* DATA TO USE
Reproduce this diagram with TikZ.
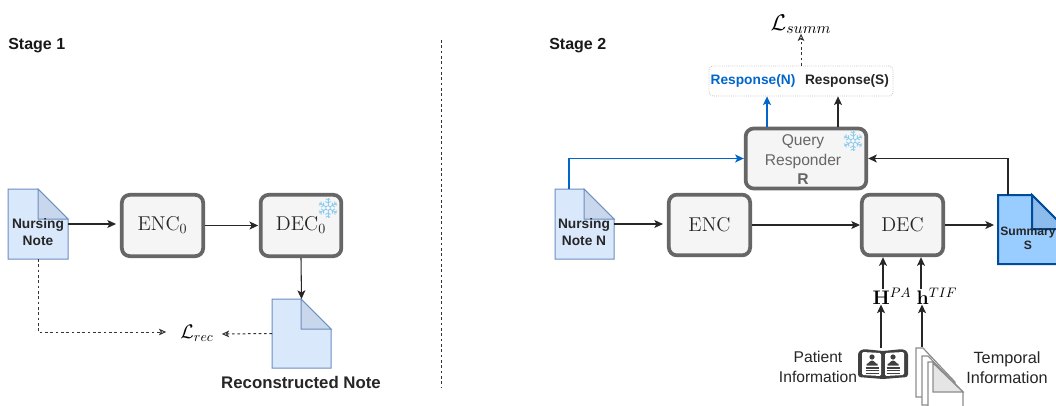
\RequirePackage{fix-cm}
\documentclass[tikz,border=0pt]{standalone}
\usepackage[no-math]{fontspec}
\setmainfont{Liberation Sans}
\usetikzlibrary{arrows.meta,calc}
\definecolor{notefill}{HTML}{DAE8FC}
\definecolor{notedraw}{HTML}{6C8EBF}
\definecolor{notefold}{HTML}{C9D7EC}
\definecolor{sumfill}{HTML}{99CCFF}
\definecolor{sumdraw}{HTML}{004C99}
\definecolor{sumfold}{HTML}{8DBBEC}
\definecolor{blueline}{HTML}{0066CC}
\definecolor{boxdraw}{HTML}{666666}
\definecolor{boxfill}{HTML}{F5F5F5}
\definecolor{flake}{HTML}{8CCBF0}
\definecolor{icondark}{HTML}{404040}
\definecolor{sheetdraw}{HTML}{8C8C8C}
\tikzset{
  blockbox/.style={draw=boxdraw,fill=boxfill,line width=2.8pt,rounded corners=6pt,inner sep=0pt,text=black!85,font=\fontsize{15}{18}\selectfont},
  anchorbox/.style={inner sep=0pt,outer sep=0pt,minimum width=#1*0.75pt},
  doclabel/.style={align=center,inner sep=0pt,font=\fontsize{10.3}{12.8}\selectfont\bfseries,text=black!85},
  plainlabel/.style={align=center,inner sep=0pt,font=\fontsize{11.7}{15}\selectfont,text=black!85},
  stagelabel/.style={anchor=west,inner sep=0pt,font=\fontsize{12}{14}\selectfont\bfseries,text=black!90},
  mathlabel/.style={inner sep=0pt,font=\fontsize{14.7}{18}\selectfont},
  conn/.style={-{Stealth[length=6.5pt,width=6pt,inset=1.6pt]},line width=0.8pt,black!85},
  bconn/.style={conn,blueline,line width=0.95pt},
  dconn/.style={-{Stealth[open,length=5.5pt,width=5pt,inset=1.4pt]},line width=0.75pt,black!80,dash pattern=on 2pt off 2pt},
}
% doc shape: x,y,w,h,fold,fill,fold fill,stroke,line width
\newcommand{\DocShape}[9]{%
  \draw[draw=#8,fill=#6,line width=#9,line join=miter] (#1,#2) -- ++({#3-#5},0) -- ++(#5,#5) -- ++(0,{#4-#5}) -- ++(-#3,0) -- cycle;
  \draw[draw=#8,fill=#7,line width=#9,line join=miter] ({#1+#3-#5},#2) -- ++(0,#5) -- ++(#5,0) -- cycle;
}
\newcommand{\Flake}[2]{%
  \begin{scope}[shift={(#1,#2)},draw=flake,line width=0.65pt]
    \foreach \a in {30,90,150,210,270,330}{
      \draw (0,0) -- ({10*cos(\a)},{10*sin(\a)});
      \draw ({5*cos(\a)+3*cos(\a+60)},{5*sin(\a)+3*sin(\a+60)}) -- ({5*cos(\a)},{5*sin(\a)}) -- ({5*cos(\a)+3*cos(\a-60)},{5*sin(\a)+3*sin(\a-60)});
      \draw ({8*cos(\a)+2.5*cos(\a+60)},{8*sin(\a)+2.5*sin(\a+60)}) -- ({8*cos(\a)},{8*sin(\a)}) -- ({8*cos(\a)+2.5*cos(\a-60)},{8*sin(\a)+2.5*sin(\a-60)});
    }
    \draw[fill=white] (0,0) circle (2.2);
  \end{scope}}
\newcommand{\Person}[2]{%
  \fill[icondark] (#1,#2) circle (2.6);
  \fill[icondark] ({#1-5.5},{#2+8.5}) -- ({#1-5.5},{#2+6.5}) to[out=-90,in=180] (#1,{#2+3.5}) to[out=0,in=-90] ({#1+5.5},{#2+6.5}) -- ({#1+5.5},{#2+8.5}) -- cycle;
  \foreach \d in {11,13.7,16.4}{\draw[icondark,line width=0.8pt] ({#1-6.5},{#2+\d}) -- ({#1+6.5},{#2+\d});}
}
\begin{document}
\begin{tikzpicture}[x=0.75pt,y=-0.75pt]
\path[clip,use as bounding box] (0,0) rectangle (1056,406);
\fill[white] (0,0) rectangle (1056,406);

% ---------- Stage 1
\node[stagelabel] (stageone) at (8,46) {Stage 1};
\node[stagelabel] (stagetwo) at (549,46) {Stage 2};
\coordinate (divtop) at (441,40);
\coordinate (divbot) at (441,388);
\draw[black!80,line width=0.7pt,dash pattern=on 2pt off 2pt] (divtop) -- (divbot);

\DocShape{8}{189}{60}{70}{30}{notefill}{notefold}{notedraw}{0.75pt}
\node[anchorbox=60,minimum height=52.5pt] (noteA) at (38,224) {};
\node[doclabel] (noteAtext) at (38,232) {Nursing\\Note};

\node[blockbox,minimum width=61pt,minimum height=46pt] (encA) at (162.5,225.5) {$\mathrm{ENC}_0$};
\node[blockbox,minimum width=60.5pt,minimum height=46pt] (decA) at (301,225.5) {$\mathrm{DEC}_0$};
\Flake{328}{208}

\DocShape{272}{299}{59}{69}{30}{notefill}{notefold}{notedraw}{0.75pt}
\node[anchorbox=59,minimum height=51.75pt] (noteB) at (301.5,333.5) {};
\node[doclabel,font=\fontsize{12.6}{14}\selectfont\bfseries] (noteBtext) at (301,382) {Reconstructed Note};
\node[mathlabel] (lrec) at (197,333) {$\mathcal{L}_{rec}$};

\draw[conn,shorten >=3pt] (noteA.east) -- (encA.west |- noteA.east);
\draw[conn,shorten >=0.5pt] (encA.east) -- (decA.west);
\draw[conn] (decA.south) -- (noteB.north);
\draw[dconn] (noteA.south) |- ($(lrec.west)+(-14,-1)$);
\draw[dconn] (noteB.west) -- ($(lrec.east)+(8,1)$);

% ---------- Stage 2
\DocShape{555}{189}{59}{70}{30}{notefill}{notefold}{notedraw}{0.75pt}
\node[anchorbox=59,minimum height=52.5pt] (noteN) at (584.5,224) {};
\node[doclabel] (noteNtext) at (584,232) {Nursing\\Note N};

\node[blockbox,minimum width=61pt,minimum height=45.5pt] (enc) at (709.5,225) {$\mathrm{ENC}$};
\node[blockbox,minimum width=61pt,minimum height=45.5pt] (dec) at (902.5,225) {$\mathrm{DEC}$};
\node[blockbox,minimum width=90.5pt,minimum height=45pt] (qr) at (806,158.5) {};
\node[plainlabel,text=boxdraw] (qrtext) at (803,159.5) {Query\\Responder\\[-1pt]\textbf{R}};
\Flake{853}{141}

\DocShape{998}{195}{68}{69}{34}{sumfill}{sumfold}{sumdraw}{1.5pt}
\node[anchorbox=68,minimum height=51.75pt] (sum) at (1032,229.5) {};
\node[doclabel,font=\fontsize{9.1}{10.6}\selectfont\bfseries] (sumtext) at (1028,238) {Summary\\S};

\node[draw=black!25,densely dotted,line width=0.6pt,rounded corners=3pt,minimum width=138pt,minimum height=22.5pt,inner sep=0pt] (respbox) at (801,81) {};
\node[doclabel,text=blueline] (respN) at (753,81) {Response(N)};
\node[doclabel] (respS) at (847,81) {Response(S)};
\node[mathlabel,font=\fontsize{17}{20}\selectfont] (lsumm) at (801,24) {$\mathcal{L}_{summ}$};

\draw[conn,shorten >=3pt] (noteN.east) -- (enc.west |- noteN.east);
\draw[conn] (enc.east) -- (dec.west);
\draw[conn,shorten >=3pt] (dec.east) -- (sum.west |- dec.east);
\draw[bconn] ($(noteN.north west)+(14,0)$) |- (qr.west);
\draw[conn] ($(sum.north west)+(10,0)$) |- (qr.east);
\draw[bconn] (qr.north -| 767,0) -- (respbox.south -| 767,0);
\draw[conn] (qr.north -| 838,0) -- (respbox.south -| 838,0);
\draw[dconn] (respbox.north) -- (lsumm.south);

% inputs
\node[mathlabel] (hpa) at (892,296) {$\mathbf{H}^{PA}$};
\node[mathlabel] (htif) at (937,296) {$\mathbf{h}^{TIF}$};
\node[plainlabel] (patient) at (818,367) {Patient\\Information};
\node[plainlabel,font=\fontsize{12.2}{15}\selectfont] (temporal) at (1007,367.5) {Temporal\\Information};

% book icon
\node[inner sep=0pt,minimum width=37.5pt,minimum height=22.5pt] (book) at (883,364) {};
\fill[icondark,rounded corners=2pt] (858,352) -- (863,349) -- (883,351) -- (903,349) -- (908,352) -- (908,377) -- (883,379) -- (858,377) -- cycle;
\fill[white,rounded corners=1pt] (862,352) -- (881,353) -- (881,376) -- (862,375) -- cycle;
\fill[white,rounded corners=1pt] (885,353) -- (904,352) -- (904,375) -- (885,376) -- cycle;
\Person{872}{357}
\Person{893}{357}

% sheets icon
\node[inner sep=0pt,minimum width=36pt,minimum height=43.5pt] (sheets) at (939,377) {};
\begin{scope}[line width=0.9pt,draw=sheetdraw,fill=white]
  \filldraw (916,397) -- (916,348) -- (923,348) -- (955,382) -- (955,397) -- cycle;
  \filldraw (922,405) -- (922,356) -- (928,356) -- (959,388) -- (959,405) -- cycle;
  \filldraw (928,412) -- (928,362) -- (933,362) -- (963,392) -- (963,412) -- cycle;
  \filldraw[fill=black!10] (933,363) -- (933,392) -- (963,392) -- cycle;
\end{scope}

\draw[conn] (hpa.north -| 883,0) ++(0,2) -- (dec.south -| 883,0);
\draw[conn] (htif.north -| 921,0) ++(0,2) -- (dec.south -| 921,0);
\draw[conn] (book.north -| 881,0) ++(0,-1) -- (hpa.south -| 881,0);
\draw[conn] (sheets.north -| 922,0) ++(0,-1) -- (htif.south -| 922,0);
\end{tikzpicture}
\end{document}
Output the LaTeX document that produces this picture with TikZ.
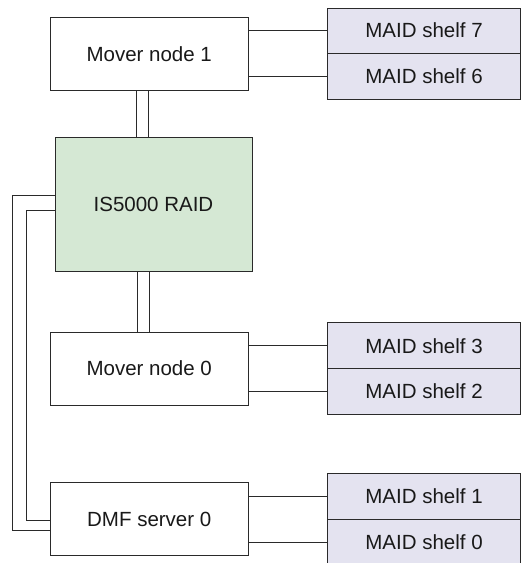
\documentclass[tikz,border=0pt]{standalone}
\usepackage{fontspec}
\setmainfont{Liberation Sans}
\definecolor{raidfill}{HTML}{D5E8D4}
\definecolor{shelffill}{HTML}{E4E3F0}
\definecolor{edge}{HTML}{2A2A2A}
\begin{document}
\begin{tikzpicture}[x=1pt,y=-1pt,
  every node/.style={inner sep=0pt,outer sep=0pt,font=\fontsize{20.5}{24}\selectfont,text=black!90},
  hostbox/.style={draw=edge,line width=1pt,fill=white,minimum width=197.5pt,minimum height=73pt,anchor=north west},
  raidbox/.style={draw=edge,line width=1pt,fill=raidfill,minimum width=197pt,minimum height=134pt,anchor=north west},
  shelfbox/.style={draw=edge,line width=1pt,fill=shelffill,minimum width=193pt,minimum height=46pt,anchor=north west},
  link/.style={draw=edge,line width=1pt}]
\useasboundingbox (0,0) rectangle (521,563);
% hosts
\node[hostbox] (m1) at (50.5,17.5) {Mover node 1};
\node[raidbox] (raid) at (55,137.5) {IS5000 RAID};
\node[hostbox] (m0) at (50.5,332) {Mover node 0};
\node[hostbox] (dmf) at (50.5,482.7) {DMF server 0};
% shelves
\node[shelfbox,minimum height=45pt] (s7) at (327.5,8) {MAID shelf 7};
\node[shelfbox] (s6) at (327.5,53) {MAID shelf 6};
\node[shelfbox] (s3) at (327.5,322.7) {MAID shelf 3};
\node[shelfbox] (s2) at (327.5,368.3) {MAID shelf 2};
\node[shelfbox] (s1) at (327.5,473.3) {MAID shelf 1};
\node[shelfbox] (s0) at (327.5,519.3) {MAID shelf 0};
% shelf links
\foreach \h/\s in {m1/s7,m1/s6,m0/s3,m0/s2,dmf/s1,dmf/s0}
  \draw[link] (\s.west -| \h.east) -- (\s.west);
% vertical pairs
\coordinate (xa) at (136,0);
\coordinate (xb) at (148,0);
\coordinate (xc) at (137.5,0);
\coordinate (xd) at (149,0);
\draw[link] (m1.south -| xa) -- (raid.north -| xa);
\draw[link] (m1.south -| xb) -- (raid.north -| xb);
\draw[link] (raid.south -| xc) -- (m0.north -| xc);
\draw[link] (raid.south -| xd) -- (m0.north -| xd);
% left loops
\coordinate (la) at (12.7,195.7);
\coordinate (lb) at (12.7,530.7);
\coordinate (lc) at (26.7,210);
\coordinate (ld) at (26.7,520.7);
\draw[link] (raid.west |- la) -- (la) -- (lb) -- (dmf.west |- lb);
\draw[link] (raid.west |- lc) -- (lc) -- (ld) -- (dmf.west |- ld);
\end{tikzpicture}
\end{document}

...

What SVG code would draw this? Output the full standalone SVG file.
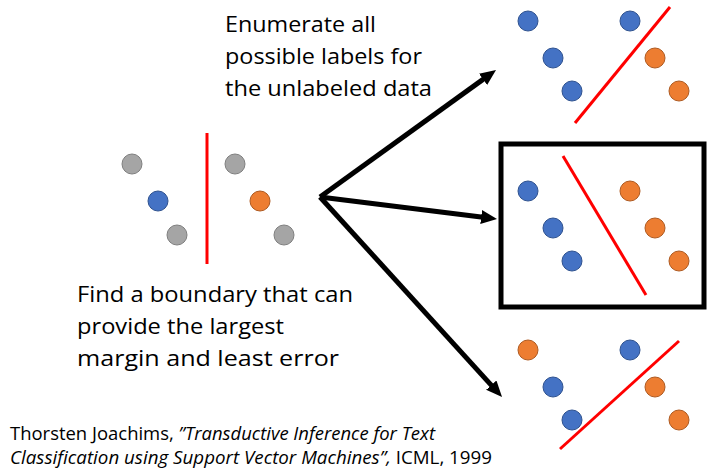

---

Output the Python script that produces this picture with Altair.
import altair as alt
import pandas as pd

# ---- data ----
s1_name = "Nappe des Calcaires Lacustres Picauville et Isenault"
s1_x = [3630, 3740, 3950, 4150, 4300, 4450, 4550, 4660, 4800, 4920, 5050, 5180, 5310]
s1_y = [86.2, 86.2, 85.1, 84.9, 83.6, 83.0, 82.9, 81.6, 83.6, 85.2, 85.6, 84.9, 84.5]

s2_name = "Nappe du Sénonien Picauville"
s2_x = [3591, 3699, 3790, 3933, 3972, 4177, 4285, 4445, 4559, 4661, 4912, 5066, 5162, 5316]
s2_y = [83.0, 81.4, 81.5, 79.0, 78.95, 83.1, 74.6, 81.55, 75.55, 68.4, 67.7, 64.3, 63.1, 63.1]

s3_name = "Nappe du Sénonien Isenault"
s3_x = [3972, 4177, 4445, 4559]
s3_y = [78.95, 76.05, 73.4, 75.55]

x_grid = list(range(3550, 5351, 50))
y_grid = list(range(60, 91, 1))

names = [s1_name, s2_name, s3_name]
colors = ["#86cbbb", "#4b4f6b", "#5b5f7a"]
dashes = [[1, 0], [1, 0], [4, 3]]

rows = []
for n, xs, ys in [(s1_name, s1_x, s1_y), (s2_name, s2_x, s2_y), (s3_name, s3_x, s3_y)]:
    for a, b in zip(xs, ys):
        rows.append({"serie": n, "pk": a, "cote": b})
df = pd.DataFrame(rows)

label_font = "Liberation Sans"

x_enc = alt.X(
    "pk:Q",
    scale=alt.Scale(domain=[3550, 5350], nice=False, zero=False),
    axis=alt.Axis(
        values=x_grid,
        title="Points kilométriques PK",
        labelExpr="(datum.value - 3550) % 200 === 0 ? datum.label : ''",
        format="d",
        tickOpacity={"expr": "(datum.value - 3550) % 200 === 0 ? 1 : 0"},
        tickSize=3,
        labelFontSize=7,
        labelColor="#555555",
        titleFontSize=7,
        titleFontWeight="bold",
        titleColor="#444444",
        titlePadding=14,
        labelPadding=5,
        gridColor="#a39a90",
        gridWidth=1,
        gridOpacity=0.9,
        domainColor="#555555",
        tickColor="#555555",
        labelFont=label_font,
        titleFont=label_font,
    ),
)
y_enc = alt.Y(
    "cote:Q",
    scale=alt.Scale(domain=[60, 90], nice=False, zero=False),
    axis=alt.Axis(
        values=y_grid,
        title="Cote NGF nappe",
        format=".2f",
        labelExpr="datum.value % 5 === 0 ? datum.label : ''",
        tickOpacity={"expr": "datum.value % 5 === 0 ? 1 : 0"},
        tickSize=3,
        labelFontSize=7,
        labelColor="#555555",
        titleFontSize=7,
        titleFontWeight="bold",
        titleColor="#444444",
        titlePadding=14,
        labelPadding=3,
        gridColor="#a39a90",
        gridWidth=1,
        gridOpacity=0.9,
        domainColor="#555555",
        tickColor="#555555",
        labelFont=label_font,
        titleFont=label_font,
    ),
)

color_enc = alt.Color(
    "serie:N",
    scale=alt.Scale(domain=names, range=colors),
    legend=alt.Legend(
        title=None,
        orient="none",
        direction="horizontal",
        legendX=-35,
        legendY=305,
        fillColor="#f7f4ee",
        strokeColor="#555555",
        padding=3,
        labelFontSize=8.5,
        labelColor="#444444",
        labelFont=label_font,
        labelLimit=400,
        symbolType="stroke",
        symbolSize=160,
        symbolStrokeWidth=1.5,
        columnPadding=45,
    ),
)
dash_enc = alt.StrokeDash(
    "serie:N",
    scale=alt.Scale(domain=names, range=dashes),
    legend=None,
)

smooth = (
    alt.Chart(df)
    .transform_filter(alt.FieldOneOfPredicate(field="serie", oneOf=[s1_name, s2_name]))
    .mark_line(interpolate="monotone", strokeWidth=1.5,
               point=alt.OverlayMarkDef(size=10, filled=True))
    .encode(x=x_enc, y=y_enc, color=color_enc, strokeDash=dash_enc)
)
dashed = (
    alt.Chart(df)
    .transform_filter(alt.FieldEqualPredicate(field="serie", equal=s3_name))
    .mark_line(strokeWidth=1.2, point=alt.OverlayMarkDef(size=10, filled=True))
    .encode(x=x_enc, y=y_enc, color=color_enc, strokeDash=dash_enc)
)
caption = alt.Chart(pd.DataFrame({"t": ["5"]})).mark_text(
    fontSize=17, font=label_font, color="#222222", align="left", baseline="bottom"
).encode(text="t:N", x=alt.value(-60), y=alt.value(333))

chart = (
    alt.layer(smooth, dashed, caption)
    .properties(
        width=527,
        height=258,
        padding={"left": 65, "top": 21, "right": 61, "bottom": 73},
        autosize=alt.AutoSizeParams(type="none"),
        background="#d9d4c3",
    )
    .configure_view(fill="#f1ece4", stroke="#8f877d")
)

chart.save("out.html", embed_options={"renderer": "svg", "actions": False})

* GIVEN PROBLEM
Within the listing above, locate the line containing "Output the Python" and the line containing "import pandas as pd". Reproduce those two lines and all lines between them exactly, with nothing added.

* FULL RESPONSE
Output the Python script that produces this picture with Altair.
import altair as alt
import pandas as pd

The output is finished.